▸ **SUPPLIED INFORMATION**:

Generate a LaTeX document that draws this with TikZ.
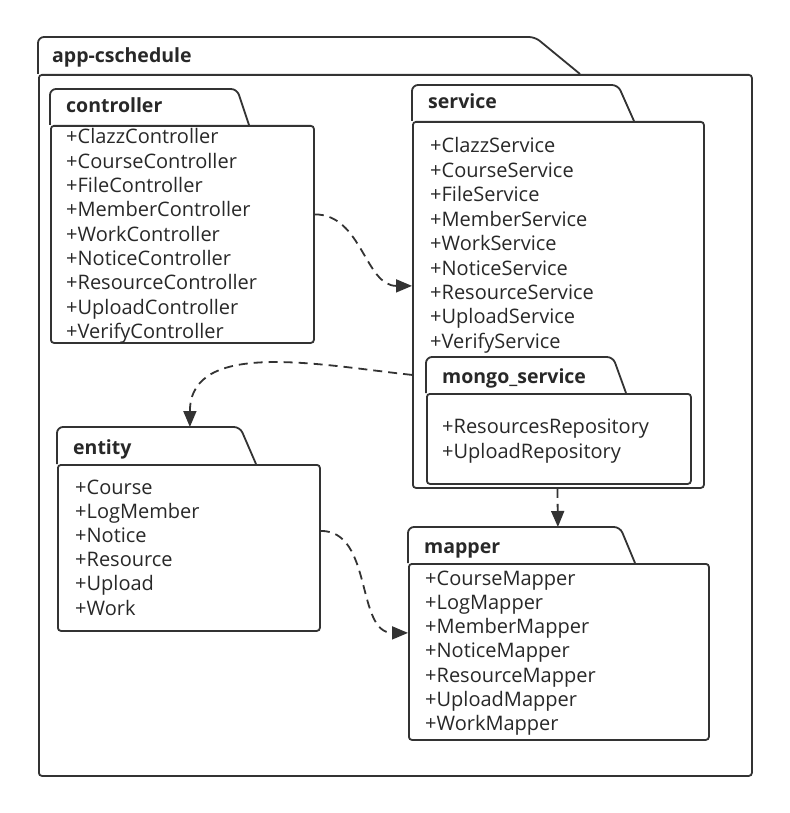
\documentclass[tikz,border=0pt]{standalone}
\usepackage{fontspec}
\setmainfont{Open Sans}
\usetikzlibrary{arrows.meta,positioning,calc}
\definecolor{pkgline}{RGB}{51,51,51}
\definecolor{pkgtext}{RGB}{40,40,40}

\tikzset{
  pkgbody/.style={draw=pkgline,line width=1.8pt,rounded corners=3pt,fill=white,anchor=north west,inner sep=0pt},
  pkgtab/.style={draw=pkgline,line width=1.8pt,fill=white,rounded corners=6pt},
  pkgtitle/.style={anchor=west,inner sep=0pt,font=\bfseries\fontsize{19.5}{22}\selectfont,text=pkgtext,text height=16pt,text depth=4pt},
  item/.style={anchor=west,inner sep=0pt,font=\fontsize{20}{22}\selectfont,text=pkgtext,text height=16pt,text depth=4pt},
  dep/.style={draw=pkgline,line width=1.8pt,dash pattern=on 9pt off 6pt,-{Triangle[length=16pt,width=13pt]}}
}

\begin{document}
\begin{tikzpicture}[x=1pt,y=-1pt]
  \useasboundingbox (0,0) rectangle (789,813);

  % outer package
  \draw[pkgtab] (38,74) -- (38,37) -- (535,37) -- (580,74);
  \node[pkgbody,minimum width=713,minimum height=701] (app) at (38,74) {};
  \node[pkgtitle] (app-title) at (52,57) {app-cschedule};

  % controller
  \draw[pkgtab] (50,125) -- (50,89) -- (237,89) -- (249,125);
  \node[pkgbody,minimum width=263,minimum height=217] (ctrl) at (50,125) {};
  \node[pkgtitle] (ctrl-title) at (66,107) {controller};
  \foreach \name [count=\i from 0] in {ClazzController,CourseController,FileController,MemberController,WorkController,NoticeController,ResourceController,UploadController,VerifyController}
    \node[item] (ctrl-\i) at (66,138+24.3*\i) {+\name};

  % service
  \draw[pkgtab] (412,121) -- (412,85) -- (618,85) -- (634,121);
  \node[pkgbody,minimum width=291,minimum height=366] (srv) at (412,121) {};
  \node[pkgtitle] (srv-title) at (428,103) {service};
  \foreach \name [count=\i from 0] in {ClazzService,CourseService,FileService,MemberService,WorkService,NoticeService,ResourceService,UploadService,VerifyService}
    \node[item] (srv-\i) at (430,147+24.4*\i) {+\name};

  % mongo_service inside service
  \draw[pkgtab] (426,393) -- (426,357) -- (613,357) -- (626,393);
  \node[pkgbody,minimum width=264,minimum height=90] (mongo) at (426,393) {};
  \node[pkgtitle] (mongo-title) at (442,377) {mongo\_service};
  \node[item] (mongo-0) at (442,427) {+ResourcesRepository};
  \node[item] (mongo-1) at (442,452) {+UploadRepository};

  % entity
  \draw[pkgtab] (57,464) -- (57,427) -- (240,427) -- (256,464);
  \node[pkgbody,minimum width=262,minimum height=166] (ent) at (57,464) {};
  \node[pkgtitle] (ent-title) at (73,448) {entity};
  \foreach \name [count=\i from 0] in {Course,LogMember,Notice,Resource,Upload,Work}
    \node[item] (ent-\i) at (75,488+24.2*\i) {+\name};

  % mapper
  \draw[pkgtab] (408,563) -- (408,527) -- (620,527) -- (635,563);
  \node[pkgbody,minimum width=300,minimum height=176] (map) at (408,563) {};
  \node[pkgtitle] (map-title) at (424,547) {mapper};
  \foreach \name [count=\i from 0] in {CourseMapper,LogMapper,MemberMapper,NoticeMapper,ResourceMapper,UploadMapper,WorkMapper}
    \node[item] (map-\i) at (425,579+24.3*\i) {+\name};

  % dependencies
  \draw[dep] ([yshift=20pt]ctrl.east) to[out=0,in=180] ([yshift=19pt]srv.west);
  \draw[dep] ([yshift=-70pt]srv.west) to[out=174,in=90] ([xshift=1pt,yshift=37pt]ent.north);
  \draw[dep] ([xshift=-1pt]srv.south) -- ([xshift=-1pt,yshift=36pt]map.north);
  \draw[dep] ([yshift=17pt]ent.east) to[out=0,in=180] ([yshift=19pt]map.west);
\end{tikzpicture}
\end{document}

▸ **PROBLEM TO SOLVE**:
Write out exactly the opening lines of the data, stopping after the line that holds "(srv-\i) at (430,147+24.4*\i)". Exclude pictures.

▸ **EXPECTED ANSWER**:
Generate a LaTeX document that draws this with TikZ.
\documentclass[tikz,border=0pt]{standalone}
\usepackage{fontspec}
\setmainfont{Open Sans}
\usetikzlibrary{arrows.meta,positioning,calc}
\definecolor{pkgline}{RGB}{51,51,51}
\definecolor{pkgtext}{RGB}{40,40,40}

\tikzset{
  pkgbody/.style={draw=pkgline,line width=1.8pt,rounded corners=3pt,fill=white,anchor=north west,inner sep=0pt},
  pkgtab/.style={draw=pkgline,line width=1.8pt,fill=white,rounded corners=6pt},
  pkgtitle/.style={anchor=west,inner sep=0pt,font=\bfseries\fontsize{19.5}{22}\selectfont,text=pkgtext,text height=16pt,text depth=4pt},
  item/.style={anchor=west,inner sep=0pt,font=\fontsize{20}{22}\selectfont,text=pkgtext,text height=16pt,text depth=4pt},
  dep/.style={draw=pkgline,line width=1.8pt,dash pattern=on 9pt off 6pt,-{Triangle[length=16pt,width=13pt]}}
}

\begin{document}
\begin{tikzpicture}[x=1pt,y=-1pt]
  \useasboundingbox (0,0) rectangle (789,813);

  % outer package
  \draw[pkgtab] (38,74) -- (38,37) -- (535,37) -- (580,74);
  \node[pkgbody,minimum width=713,minimum height=701] (app) at (38,74) {};
  \node[pkgtitle] (app-title) at (52,57) {app-cschedule};

  % controller
  \draw[pkgtab] (50,125) -- (50,89) -- (237,89) -- (249,125);
  \node[pkgbody,minimum width=263,minimum height=217] (ctrl) at (50,125) {};
  \node[pkgtitle] (ctrl-title) at (66,107) {controller};
  \foreach \name [count=\i from 0] in {ClazzController,CourseController,FileController,MemberController,WorkController,NoticeController,ResourceController,UploadController,VerifyController}
    \node[item] (ctrl-\i) at (66,138+24.3*\i) {+\name};

  % service
  \draw[pkgtab] (412,121) -- (412,85) -- (618,85) -- (634,121);
  \node[pkgbody,minimum width=291,minimum height=366] (srv) at (412,121) {};
  \node[pkgtitle] (srv-title) at (428,103) {service};
  \foreach \name [count=\i from 0] in {ClazzService,CourseService,FileService,MemberService,WorkService,NoticeService,ResourceService,UploadService,VerifyService}
    \node[item] (srv-\i) at (430,147+24.4*\i) {+\name};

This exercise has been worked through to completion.